In recent YAMs, I have read of Yale’s commendable efforts to improve the sciences (“At Home With Science,” May) and to review the entire curriculum (“A Fresh Look at the College,” April). I thought I might add a personal retrospective.

In my days at Yale, I spent a good deal of time up on Science Hill as a science major. However, what I feel was distinctive about Yale was the strength and overriding emphasis on the liberal arts and humanities. Looking back, I think that’s what made my four years at Yale an education.

Late in my senior year, one of my professors asked what I’d be doing after Yale. I proudly told him of the very good medical school to which I’d be going. His face fell, and he commented, “It’s a shame to leave a great university like this to go off to a trade school!” I later felt there was some truth to what that professor said (despite the obvious bias).

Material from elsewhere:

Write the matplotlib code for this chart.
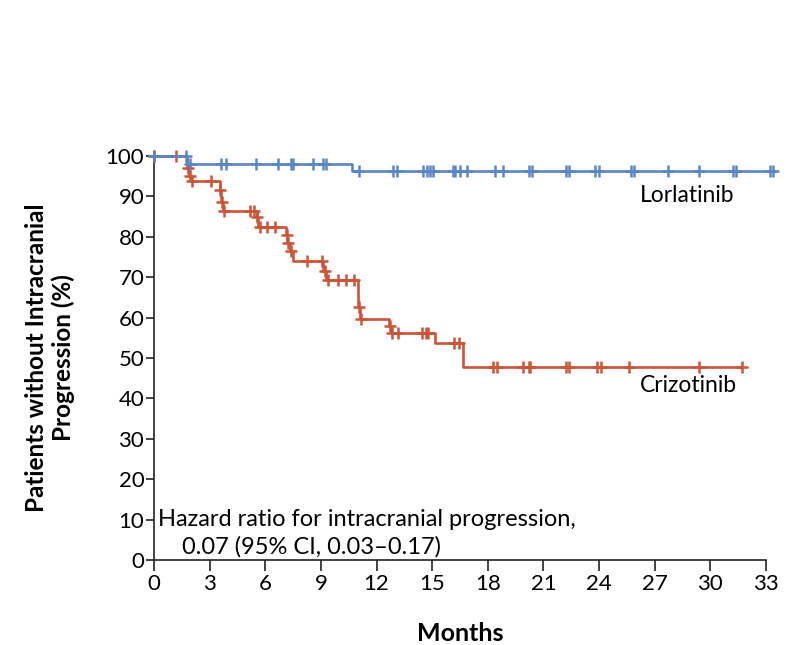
import numpy as np
import matplotlib
matplotlib.use("Agg")
import matplotlib.pyplot as plt

plt.rcParams['font.family'] = ['Lato', 'DejaVu Sans']

# Kaplan-Meier steps (months, % without intracranial progression)
lor_t = [0, 1.8, 10.7, 33.3]
lor_s = [100, 98.0, 96.4, 96.4]
lor_cens = [0, 1.75, 1.95, 3.6, 3.9, 5.5, 6.7, 7.4, 7.5, 8.6, 9.1, 9.3, 11.05,
            12.9, 13.1, 14.5, 14.7, 14.9, 15.05, 16.1, 16.25, 16.5, 16.9,
            18.4, 18.8, 20.2, 20.4, 22.2, 22.4, 23.8, 24.0, 25.7, 25.9, 27.7,
            29.4, 31.2, 31.4, 33.2, 33.4]

criz_t = [0, 1.8, 1.9, 2.0, 3.55, 3.6, 3.7, 5.55, 5.6, 7.1, 7.2, 7.35, 7.5,
          9.1, 9.3, 11.0, 11.1, 12.7, 12.8, 15.15, 16.65, 31.7]
criz_s = [100, 96.9, 95.0, 93.8, 91.6, 88.6, 86.4, 84.9, 82.4, 80.5, 78.5,
          76.5, 74.0, 71.5, 69.3, 62.6, 59.7, 58.0, 56.2, 53.7, 47.8, 47.8]
criz_cens = [0, 1.2, 1.85, 1.95, 2.05, 3.1, 3.58, 3.65, 3.75, 5.2, 5.4, 5.58,
             5.7, 6.1, 6.5, 7.15, 7.25, 7.4, 8.25, 9.05, 9.2, 9.4, 9.9, 10.35,
             10.8, 11.05, 11.15, 12.75, 12.85, 13.15, 14.45, 14.65, 14.8, 16.2,
             16.45, 18.3, 18.5, 19.9, 20.2, 20.3, 22.2, 22.4, 23.9, 24.1, 25.6,
             29.4, 31.7]

x_ticks = list(range(0, 34, 3))
y_ticks = list(range(0, 101, 10))

blue = '#5b86c6'
red = '#cc5437'


def surv_at(t, times, surv):
    idx = np.searchsorted(times, t, side='right') - 1
    return np.array(surv)[idx]


fig = plt.figure(figsize=(8.02, 6.45), dpi=100)
ax = fig.add_axes([0.192, 0.1318, 0.763, 0.6264])

for times, surv, cens, col in [(criz_t, criz_s, criz_cens, red),
                               (lor_t, lor_s, lor_cens, blue)]:
    ax.step(times, surv, where='post', color=col, lw=1.9, clip_on=False, zorder=3)
    ax.plot(cens, surv_at(cens, times, surv), ls='none', marker='+', ms=8.5,
            mew=1.8, color=col, clip_on=False, zorder=3)

ax.set_xlim(0, 33)
ax.set_ylim(0, 100)
ax.set_xticks(x_ticks)
ax.set_yticks(y_ticks)
ax.spines['top'].set_visible(False)
ax.spines['right'].set_visible(False)
for s in ['left', 'bottom']:
    ax.spines[s].set_linewidth(1.2)
    ax.spines[s].set_color('#222222')
ax.tick_params(axis='y', length=6, width=1.2, labelsize=16, pad=1, color='#222222')
ax.tick_params(axis='x', length=8, width=1.2, labelsize=16, pad=2, color='#222222')

ax.set_ylabel('Patients without Intracranial\nProgression (%)', fontsize=17.5,
              fontweight='bold', labelpad=22, linespacing=1.2)
ax.set_xlabel('Months', fontsize=18, fontweight='bold', labelpad=20)

ax.text(26.2, 90.1, 'Lorlatinib', fontsize=16.5, va='center', ha='left')
ax.text(26.2, 43.1, 'Crizotinib', fontsize=16.5, va='center', ha='left')
ax.text(0.2, 9.9, 'Hazard ratio for intracranial progression,', fontsize=17,
        va='center', ha='left')
ax.text(1.5, 3.2, '0.07 (95% CI, 0.03\u20130.17)', fontsize=17,
        va='center', ha='left')

fig.savefig('out.png', dpi=100)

For about 25 years, I taught in and ran a clerkship in psychiatry, which focused on the disciplined use of the clinical method to try to understand the human mind. Some students labeled it the only humanities course in the medical school. Former liberal arts majors tended to have an easier time with my clerkship than former science majors—except those from Yale.

While I applaud the timely rebuilding of the sciences, I hope Yale never loses the strength and even the primacy of the liberal arts and humanities. I think this may be even more important for those who will be going on to the “trade schools” in the sciences, medicine, business, and law.